Written problem: Copy out the listing that follows, exact in every word, and skip the images.

Data shown:

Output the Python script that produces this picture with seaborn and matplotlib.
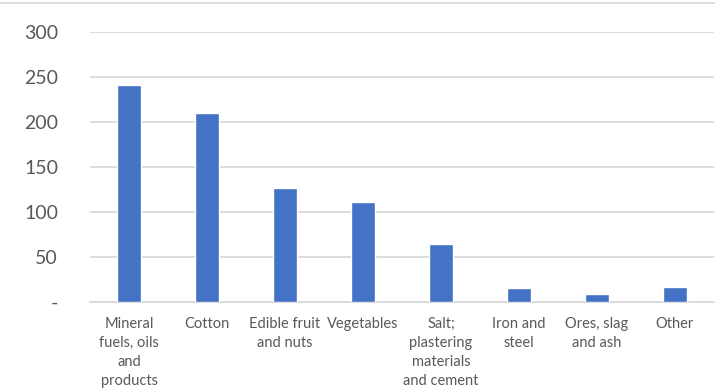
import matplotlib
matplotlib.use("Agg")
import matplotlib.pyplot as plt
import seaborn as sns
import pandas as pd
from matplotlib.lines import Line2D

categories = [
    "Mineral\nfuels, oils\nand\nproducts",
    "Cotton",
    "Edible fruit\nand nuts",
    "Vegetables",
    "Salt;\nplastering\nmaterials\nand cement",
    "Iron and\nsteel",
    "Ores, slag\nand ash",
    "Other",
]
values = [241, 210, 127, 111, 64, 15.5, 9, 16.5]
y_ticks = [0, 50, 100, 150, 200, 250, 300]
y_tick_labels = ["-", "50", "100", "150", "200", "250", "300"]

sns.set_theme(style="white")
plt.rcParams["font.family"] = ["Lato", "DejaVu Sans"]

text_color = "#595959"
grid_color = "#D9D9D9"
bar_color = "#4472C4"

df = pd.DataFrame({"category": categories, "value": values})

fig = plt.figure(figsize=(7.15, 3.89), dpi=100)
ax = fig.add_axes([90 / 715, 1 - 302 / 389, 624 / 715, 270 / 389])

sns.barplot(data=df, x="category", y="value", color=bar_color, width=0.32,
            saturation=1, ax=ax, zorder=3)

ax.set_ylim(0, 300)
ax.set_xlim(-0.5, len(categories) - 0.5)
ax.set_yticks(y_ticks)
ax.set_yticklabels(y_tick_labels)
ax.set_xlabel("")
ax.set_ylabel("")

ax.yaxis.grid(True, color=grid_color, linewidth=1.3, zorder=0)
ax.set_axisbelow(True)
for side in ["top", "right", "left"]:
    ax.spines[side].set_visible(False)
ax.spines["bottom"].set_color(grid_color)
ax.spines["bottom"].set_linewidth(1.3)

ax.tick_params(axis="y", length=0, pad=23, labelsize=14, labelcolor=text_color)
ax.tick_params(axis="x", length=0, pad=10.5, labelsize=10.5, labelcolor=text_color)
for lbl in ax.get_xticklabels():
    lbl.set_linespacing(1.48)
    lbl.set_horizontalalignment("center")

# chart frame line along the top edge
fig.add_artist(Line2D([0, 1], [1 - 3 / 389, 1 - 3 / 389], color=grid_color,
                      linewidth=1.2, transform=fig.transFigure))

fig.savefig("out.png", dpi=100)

Response to the exercise:
Output the Python script that produces this picture with seaborn and matplotlib.
import matplotlib
matplotlib.use("Agg")
import matplotlib.pyplot as plt
import seaborn as sns
import pandas as pd
from matplotlib.lines import Line2D

categories = [
    "Mineral\nfuels, oils\nand\nproducts",
    "Cotton",
    "Edible fruit\nand nuts",
    "Vegetables",
    "Salt;\nplastering\nmaterials\nand cement",
    "Iron and\nsteel",
    "Ores, slag\nand ash",
    "Other",
]
values = [241, 210, 127, 111, 64, 15.5, 9, 16.5]
y_ticks = [0, 50, 100, 150, 200, 250, 300]
y_tick_labels = ["-", "50", "100", "150", "200", "250", "300"]

sns.set_theme(style="white")
plt.rcParams["font.family"] = ["Lato", "DejaVu Sans"]

text_color = "#595959"
grid_color = "#D9D9D9"
bar_color = "#4472C4"

df = pd.DataFrame({"category": categories, "value": values})

fig = plt.figure(figsize=(7.15, 3.89), dpi=100)
ax = fig.add_axes([90 / 715, 1 - 302 / 389, 624 / 715, 270 / 389])

sns.barplot(data=df, x="category", y="value", color=bar_color, width=0.32,
            saturation=1, ax=ax, zorder=3)

ax.set_ylim(0, 300)
ax.set_xlim(-0.5, len(categories) - 0.5)
ax.set_yticks(y_ticks)
ax.set_yticklabels(y_tick_labels)
ax.set_xlabel("")
ax.set_ylabel("")

ax.yaxis.grid(True, color=grid_color, linewidth=1.3, zorder=0)
ax.set_axisbelow(True)
for side in ["top", "right", "left"]:
    ax.spines[side].set_visible(False)
ax.spines["bottom"].set_color(grid_color)
ax.spines["bottom"].set_linewidth(1.3)

ax.tick_params(axis="y", length=0, pad=23, labelsize=14, labelcolor=text_color)
ax.tick_params(axis="x", length=0, pad=10.5, labelsize=10.5, labelcolor=text_color)
for lbl in ax.get_xticklabels():
    lbl.set_linespacing(1.48)
    lbl.set_horizontalalignment("center")

# chart frame line along the top edge
fig.add_artist(Line2D([0, 1], [1 - 3 / 389, 1 - 3 / 389], color=grid_color,
                      linewidth=1.2, transform=fig.transFigure))

fig.savefig("out.png", dpi=100)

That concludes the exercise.